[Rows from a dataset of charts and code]
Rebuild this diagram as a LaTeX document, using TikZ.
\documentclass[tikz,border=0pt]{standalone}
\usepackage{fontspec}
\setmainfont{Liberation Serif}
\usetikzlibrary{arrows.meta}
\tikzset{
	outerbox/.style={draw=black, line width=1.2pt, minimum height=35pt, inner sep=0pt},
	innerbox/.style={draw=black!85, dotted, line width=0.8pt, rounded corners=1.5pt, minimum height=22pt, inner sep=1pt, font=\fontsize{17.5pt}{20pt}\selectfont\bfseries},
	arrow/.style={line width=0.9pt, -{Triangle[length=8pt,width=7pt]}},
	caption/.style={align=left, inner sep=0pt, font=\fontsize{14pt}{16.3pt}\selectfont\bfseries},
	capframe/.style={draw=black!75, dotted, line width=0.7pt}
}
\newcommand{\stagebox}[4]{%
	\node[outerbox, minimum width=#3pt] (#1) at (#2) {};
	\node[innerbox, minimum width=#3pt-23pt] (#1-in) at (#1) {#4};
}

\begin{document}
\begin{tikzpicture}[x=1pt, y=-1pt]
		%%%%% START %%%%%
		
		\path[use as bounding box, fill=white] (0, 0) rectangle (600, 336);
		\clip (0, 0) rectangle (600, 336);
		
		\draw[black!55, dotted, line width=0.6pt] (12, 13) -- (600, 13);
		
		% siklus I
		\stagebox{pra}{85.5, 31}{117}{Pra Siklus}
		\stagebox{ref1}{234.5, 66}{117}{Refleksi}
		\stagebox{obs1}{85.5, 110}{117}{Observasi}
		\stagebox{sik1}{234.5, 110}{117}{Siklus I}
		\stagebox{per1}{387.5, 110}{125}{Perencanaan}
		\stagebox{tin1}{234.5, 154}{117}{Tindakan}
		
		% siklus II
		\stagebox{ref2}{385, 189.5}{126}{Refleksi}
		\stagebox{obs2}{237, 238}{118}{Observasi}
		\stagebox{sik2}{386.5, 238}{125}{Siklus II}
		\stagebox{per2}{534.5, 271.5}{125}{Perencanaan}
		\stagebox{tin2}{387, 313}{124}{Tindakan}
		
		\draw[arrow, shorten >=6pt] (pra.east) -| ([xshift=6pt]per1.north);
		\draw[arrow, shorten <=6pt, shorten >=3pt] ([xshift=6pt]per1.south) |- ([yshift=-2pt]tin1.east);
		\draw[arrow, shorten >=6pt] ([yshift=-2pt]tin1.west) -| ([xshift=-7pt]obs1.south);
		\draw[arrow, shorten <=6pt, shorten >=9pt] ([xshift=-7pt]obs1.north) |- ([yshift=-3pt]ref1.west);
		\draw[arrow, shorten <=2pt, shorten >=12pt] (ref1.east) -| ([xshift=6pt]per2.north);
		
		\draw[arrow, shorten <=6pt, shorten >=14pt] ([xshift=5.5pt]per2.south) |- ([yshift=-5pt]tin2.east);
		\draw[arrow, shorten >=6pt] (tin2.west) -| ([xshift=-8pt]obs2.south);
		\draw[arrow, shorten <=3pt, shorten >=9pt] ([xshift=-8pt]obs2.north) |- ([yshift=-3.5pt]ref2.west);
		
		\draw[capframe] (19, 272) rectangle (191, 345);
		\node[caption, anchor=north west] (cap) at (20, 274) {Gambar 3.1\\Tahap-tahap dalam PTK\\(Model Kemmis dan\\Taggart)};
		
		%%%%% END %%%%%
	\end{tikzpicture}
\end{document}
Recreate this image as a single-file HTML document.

What is asked
Make an exact copy of every line in the data.

Solution to this exercise
Rebuild this diagram as a LaTeX document, using TikZ.
\documentclass[tikz,border=0pt]{standalone}
\usepackage{fontspec}
\setmainfont{Liberation Serif}
\usetikzlibrary{arrows.meta}
\tikzset{
	outerbox/.style={draw=black, line width=1.2pt, minimum height=35pt, inner sep=0pt},
	innerbox/.style={draw=black!85, dotted, line width=0.8pt, rounded corners=1.5pt, minimum height=22pt, inner sep=1pt, font=\fontsize{17.5pt}{20pt}\selectfont\bfseries},
	arrow/.style={line width=0.9pt, -{Triangle[length=8pt,width=7pt]}},
	caption/.style={align=left, inner sep=0pt, font=\fontsize{14pt}{16.3pt}\selectfont\bfseries},
	capframe/.style={draw=black!75, dotted, line width=0.7pt}
}
\newcommand{\stagebox}[4]{%
	\node[outerbox, minimum width=#3pt] (#1) at (#2) {};
	\node[innerbox, minimum width=#3pt-23pt] (#1-in) at (#1) {#4};
}

\begin{document}
\begin{tikzpicture}[x=1pt, y=-1pt]
		%%%%% START %%%%%
		
		\path[use as bounding box, fill=white] (0, 0) rectangle (600, 336);
		\clip (0, 0) rectangle (600, 336);
		
		\draw[black!55, dotted, line width=0.6pt] (12, 13) -- (600, 13);
		
		% siklus I
		\stagebox{pra}{85.5, 31}{117}{Pra Siklus}
		\stagebox{ref1}{234.5, 66}{117}{Refleksi}
		\stagebox{obs1}{85.5, 110}{117}{Observasi}
		\stagebox{sik1}{234.5, 110}{117}{Siklus I}
		\stagebox{per1}{387.5, 110}{125}{Perencanaan}
		\stagebox{tin1}{234.5, 154}{117}{Tindakan}
		
		% siklus II
		\stagebox{ref2}{385, 189.5}{126}{Refleksi}
		\stagebox{obs2}{237, 238}{118}{Observasi}
		\stagebox{sik2}{386.5, 238}{125}{Siklus II}
		\stagebox{per2}{534.5, 271.5}{125}{Perencanaan}
		\stagebox{tin2}{387, 313}{124}{Tindakan}
		
		\draw[arrow, shorten >=6pt] (pra.east) -| ([xshift=6pt]per1.north);
		\draw[arrow, shorten <=6pt, shorten >=3pt] ([xshift=6pt]per1.south) |- ([yshift=-2pt]tin1.east);
		\draw[arrow, shorten >=6pt] ([yshift=-2pt]tin1.west) -| ([xshift=-7pt]obs1.south);
		\draw[arrow, shorten <=6pt, shorten >=9pt] ([xshift=-7pt]obs1.north) |- ([yshift=-3pt]ref1.west);
		\draw[arrow, shorten <=2pt, shorten >=12pt] (ref1.east) -| ([xshift=6pt]per2.north);
		
		\draw[arrow, shorten <=6pt, shorten >=14pt] ([xshift=5.5pt]per2.south) |- ([yshift=-5pt]tin2.east);
		\draw[arrow, shorten >=6pt] (tin2.west) -| ([xshift=-8pt]obs2.south);
		\draw[arrow, shorten <=3pt, shorten >=9pt] ([xshift=-8pt]obs2.north) |- ([yshift=-3.5pt]ref2.west);
		
		\draw[capframe] (19, 272) rectangle (191, 345);
		\node[caption, anchor=north west] (cap) at (20, 274) {Gambar 3.1\\Tahap-tahap dalam PTK\\(Model Kemmis dan\\Taggart)};
		
		%%%%% END %%%%%
	\end{tikzpicture}
\end{document}
Recreate this image as a single-file HTML document.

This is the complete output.